Do this: Transcribe every line exactly and omit anything that is a picture.

Stored data:
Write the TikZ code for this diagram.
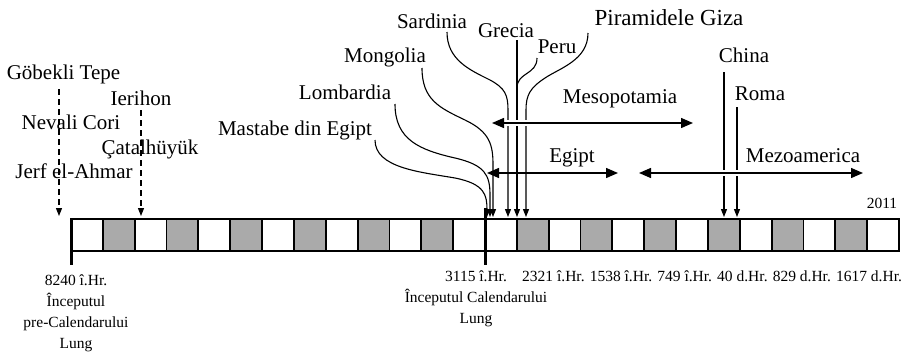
\documentclass[tikz,border=0pt]{standalone}
\usepackage{fontspec}
\setmainfont{Liberation Serif}
\usetikzlibrary{arrows.meta}
\definecolor{cellgray}{RGB}{170,170,170}
\begin{document}
\begin{tikzpicture}[x=1pt,y=-1pt,
  lbl/.style={inner sep=0pt, anchor=base, font=\fontsize{21}{24}\selectfont},
  biglbl/.style={inner sep=0pt, anchor=base, font=\fontsize{23}{26}\selectfont},
  datelbl/.style={inner sep=0pt, anchor=base, font=\fontsize{15.5}{18}\selectfont},
  conn/.style={line width=1.1pt, -{Triangle[length=8pt,width=6pt]}},
  dconn/.style={conn, dash pattern=on 6pt off 4pt},
  spanarrow/.style={line width=1.4pt, {Triangle[length=12pt,width=10pt]}-{Triangle[length=12pt,width=10pt]}},
  halo/.style={white, line width=6pt},
  barline/.style={line width=1.8pt},
  thickbar/.style={line width=3pt}]
\useasboundingbox (0,0) rectangle (908,351);
% --- the bar ---
\pgfmathsetmacro\cw{828/26}
\foreach \i in {1,3,5,7,9,11,14,16,18,20,22,24} \fill[cellgray] ({71+\i*\cw},219) rectangle ({71+(\i+1)*\cw},251);
\draw[barline] (71,219) rectangle (899,251);
\foreach \i in {1,...,25} \draw[barline] ({71+\i*\cw},219) -- ({71+\i*\cw},251);
\draw[thickbar] (71,218) -- (71,265);
\draw[thickbar] (485,208) -- (485,265);
% --- labels ---
\node[lbl] (gob) at (63.5,79) {Göbekli Tepe};
\node[lbl] (ier) at (141,105) {Ierihon};
\node[lbl] (nev) at (71,129) {Nevali Cori};
\node[lbl] (cat) at (150,154) {Çatalhüyük};
\node[lbl] (jer) at (74,178) {Jerf el-Ahmar};
\node[lbl] (mas) at (295,135) {Mastabe din Egipt};
\node[lbl] (lom) at (345,99) {Lombardia};
\node[lbl] (mon) at (385,62) {Mongolia};
\node[lbl] (sar) at (432,28) {Sardinia};
\node[lbl] (gre) at (506,37) {Grecia};
\node[lbl] (per) at (557,53) {Peru};
\node[biglbl] (giz) at (669,25) {Piramidele Giza};
\node[lbl] (mes) at (620,103) {Mesopotamia};
\node[lbl] (egi) at (572,162) {Egipt};
\node[lbl] (mez) at (803,162) {Mezoamerica};
\node[lbl] (chi) at (744,62) {China};
\node[lbl] (rom) at (760,100) {Roma};
\node[datelbl] (y2011) at (882,208) {2011};
% --- dates below the bar ---
\node[datelbl] (d8240) at (76,285) {8240 î.Hr.};
\node[datelbl] (d8240b) at (76,306) {Începutul};
\node[datelbl] (d8240c) at (76,327) {pre-Calendarului};
\node[datelbl] (d8240d) at (76,348) {Lung};
\node[datelbl] (d3115) at (476,281) {3115 î.Hr.};
\node[datelbl] (d3115b) at (476,302) {Începutul Calendarului};
\node[datelbl] (d3115c) at (476,323) {Lung};
\node[datelbl, anchor=base west] (dates) at (522,281) {2321 î.Hr. 1538 î.Hr. 749 î.Hr. 40 d.Hr. 829 d.Hr. 1617 d.Hr.};
% --- connector end points ---
\coordinate (gobS) at (59,89);   \coordinate (gobE) at (59,216);
\coordinate (ierS) at (141,110); \coordinate (ierE) at (141,216);
\coordinate (masS) at (375,140); \coordinate (masE) at (487,217);
\coordinate (lomS) at (395,104); \coordinate (lomE) at (490,217);
\coordinate (monS) at (422,68);  \coordinate (monE) at (493,217);
\coordinate (sarS) at (447,32);  \coordinate (sarE) at (508,217);
\coordinate (greS) at (517,40);  \coordinate (greE) at (517,217);
\coordinate (perS) at (537,58);  \coordinate (perJ) at (517,88);
\coordinate (gizS) at (588,33);  \coordinate (gizE) at (526,217);
\coordinate (chiS) at (724,72);  \coordinate (chiE) at (724,217);
\coordinate (romS) at (737,107); \coordinate (romE) at (737,217);
\coordinate (mesL) at (492,123); \coordinate (mesR) at (693,123);
\coordinate (egiL) at (487,173); \coordinate (egiR) at (618,173);
\coordinate (mezL) at (639,173); \coordinate (mezR) at (863,173);
% --- connectors ---
\draw[dconn] (gobS) -- (gobE);
\draw[dconn] (ierS) -- (ierE);
\draw[conn] (masS) .. controls (375,168) and (420,172) .. (455,178) .. controls (485,184) and (487,195) .. (487,210) -- (masE);
\draw[conn] (lomS) .. controls (395,140) and (420,150) .. (455,158) .. controls (485,165) and (490,175) .. (490,195) -- (lomE);
\draw[conn] (monS) .. controls (422,100) and (440,108) .. (465,120) .. controls (490,132) and (493,145) .. (493,165) -- (monE);
\draw[conn] (sarS) .. controls (447,60) and (470,70) .. (490,80) .. controls (505,88) and (508,95) .. (508,110) -- (sarE);
\draw[conn] (greS) -- (greE);
\draw[line width=1.1pt] (perS) .. controls (537,75) and (517,72) .. (perJ);
\draw[conn] (gizS) .. controls (588,60) and (560,68) .. (545,78) .. controls (530,88) and (526,95) .. (526,110) -- (gizE);
\draw[conn] (chiS) -- (chiE);
\draw[conn] (romS) -- (romE);
% --- spans ---
\draw[halo] ([xshift=12pt]mesL) -- ([xshift=-12pt]mesR);
\draw[spanarrow] (mesL) -- (mesR);
\draw[spanarrow] (egiL) -- (egiR);
\draw[halo] ([xshift=12pt]mezL) -- ([xshift=-12pt]mezR);
\draw[spanarrow] (mezL) -- (mezR);
\end{tikzpicture}
\end{document}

Worked solution:
Write the TikZ code for this diagram.
\documentclass[tikz,border=0pt]{standalone}
\usepackage{fontspec}
\setmainfont{Liberation Serif}
\usetikzlibrary{arrows.meta}
\definecolor{cellgray}{RGB}{170,170,170}
\begin{document}
\begin{tikzpicture}[x=1pt,y=-1pt,
  lbl/.style={inner sep=0pt, anchor=base, font=\fontsize{21}{24}\selectfont},
  biglbl/.style={inner sep=0pt, anchor=base, font=\fontsize{23}{26}\selectfont},
  datelbl/.style={inner sep=0pt, anchor=base, font=\fontsize{15.5}{18}\selectfont},
  conn/.style={line width=1.1pt, -{Triangle[length=8pt,width=6pt]}},
  dconn/.style={conn, dash pattern=on 6pt off 4pt},
  spanarrow/.style={line width=1.4pt, {Triangle[length=12pt,width=10pt]}-{Triangle[length=12pt,width=10pt]}},
  halo/.style={white, line width=6pt},
  barline/.style={line width=1.8pt},
  thickbar/.style={line width=3pt}]
\useasboundingbox (0,0) rectangle (908,351);
% --- the bar ---
\pgfmathsetmacro\cw{828/26}
\foreach \i in {1,3,5,7,9,11,14,16,18,20,22,24} \fill[cellgray] ({71+\i*\cw},219) rectangle ({71+(\i+1)*\cw},251);
\draw[barline] (71,219) rectangle (899,251);
\foreach \i in {1,...,25} \draw[barline] ({71+\i*\cw},219) -- ({71+\i*\cw},251);
\draw[thickbar] (71,218) -- (71,265);
\draw[thickbar] (485,208) -- (485,265);
% --- labels ---
\node[lbl] (gob) at (63.5,79) {Göbekli Tepe};
\node[lbl] (ier) at (141,105) {Ierihon};
\node[lbl] (nev) at (71,129) {Nevali Cori};
\node[lbl] (cat) at (150,154) {Çatalhüyük};
\node[lbl] (jer) at (74,178) {Jerf el-Ahmar};
\node[lbl] (mas) at (295,135) {Mastabe din Egipt};
\node[lbl] (lom) at (345,99) {Lombardia};
\node[lbl] (mon) at (385,62) {Mongolia};
\node[lbl] (sar) at (432,28) {Sardinia};
\node[lbl] (gre) at (506,37) {Grecia};
\node[lbl] (per) at (557,53) {Peru};
\node[biglbl] (giz) at (669,25) {Piramidele Giza};
\node[lbl] (mes) at (620,103) {Mesopotamia};
\node[lbl] (egi) at (572,162) {Egipt};
\node[lbl] (mez) at (803,162) {Mezoamerica};
\node[lbl] (chi) at (744,62) {China};
\node[lbl] (rom) at (760,100) {Roma};
\node[datelbl] (y2011) at (882,208) {2011};
% --- dates below the bar ---
\node[datelbl] (d8240) at (76,285) {8240 î.Hr.};
\node[datelbl] (d8240b) at (76,306) {Începutul};
\node[datelbl] (d8240c) at (76,327) {pre-Calendarului};
\node[datelbl] (d8240d) at (76,348) {Lung};
\node[datelbl] (d3115) at (476,281) {3115 î.Hr.};
\node[datelbl] (d3115b) at (476,302) {Începutul Calendarului};
\node[datelbl] (d3115c) at (476,323) {Lung};
\node[datelbl, anchor=base west] (dates) at (522,281) {2321 î.Hr. 1538 î.Hr. 749 î.Hr. 40 d.Hr. 829 d.Hr. 1617 d.Hr.};
% --- connector end points ---
\coordinate (gobS) at (59,89);   \coordinate (gobE) at (59,216);
\coordinate (ierS) at (141,110); \coordinate (ierE) at (141,216);
\coordinate (masS) at (375,140); \coordinate (masE) at (487,217);
\coordinate (lomS) at (395,104); \coordinate (lomE) at (490,217);
\coordinate (monS) at (422,68);  \coordinate (monE) at (493,217);
\coordinate (sarS) at (447,32);  \coordinate (sarE) at (508,217);
\coordinate (greS) at (517,40);  \coordinate (greE) at (517,217);
\coordinate (perS) at (537,58);  \coordinate (perJ) at (517,88);
\coordinate (gizS) at (588,33);  \coordinate (gizE) at (526,217);
\coordinate (chiS) at (724,72);  \coordinate (chiE) at (724,217);
\coordinate (romS) at (737,107); \coordinate (romE) at (737,217);
\coordinate (mesL) at (492,123); \coordinate (mesR) at (693,123);
\coordinate (egiL) at (487,173); \coordinate (egiR) at (618,173);
\coordinate (mezL) at (639,173); \coordinate (mezR) at (863,173);
% --- connectors ---
\draw[dconn] (gobS) -- (gobE);
\draw[dconn] (ierS) -- (ierE);
\draw[conn] (masS) .. controls (375,168) and (420,172) .. (455,178) .. controls (485,184) and (487,195) .. (487,210) -- (masE);
\draw[conn] (lomS) .. controls (395,140) and (420,150) .. (455,158) .. controls (485,165) and (490,175) .. (490,195) -- (lomE);
\draw[conn] (monS) .. controls (422,100) and (440,108) .. (465,120) .. controls (490,132) and (493,145) .. (493,165) -- (monE);
\draw[conn] (sarS) .. controls (447,60) and (470,70) .. (490,80) .. controls (505,88) and (508,95) .. (508,110) -- (sarE);
\draw[conn] (greS) -- (greE);
\draw[line width=1.1pt] (perS) .. controls (537,75) and (517,72) .. (perJ);
\draw[conn] (gizS) .. controls (588,60) and (560,68) .. (545,78) .. controls (530,88) and (526,95) .. (526,110) -- (gizE);
\draw[conn] (chiS) -- (chiE);
\draw[conn] (romS) -- (romE);
% --- spans ---
\draw[halo] ([xshift=12pt]mesL) -- ([xshift=-12pt]mesR);
\draw[spanarrow] (mesL) -- (mesR);
\draw[spanarrow] (egiL) -- (egiR);
\draw[halo] ([xshift=12pt]mezL) -- ([xshift=-12pt]mezR);
\draw[spanarrow] (mezL) -- (mezR);
\end{tikzpicture}
\end{document}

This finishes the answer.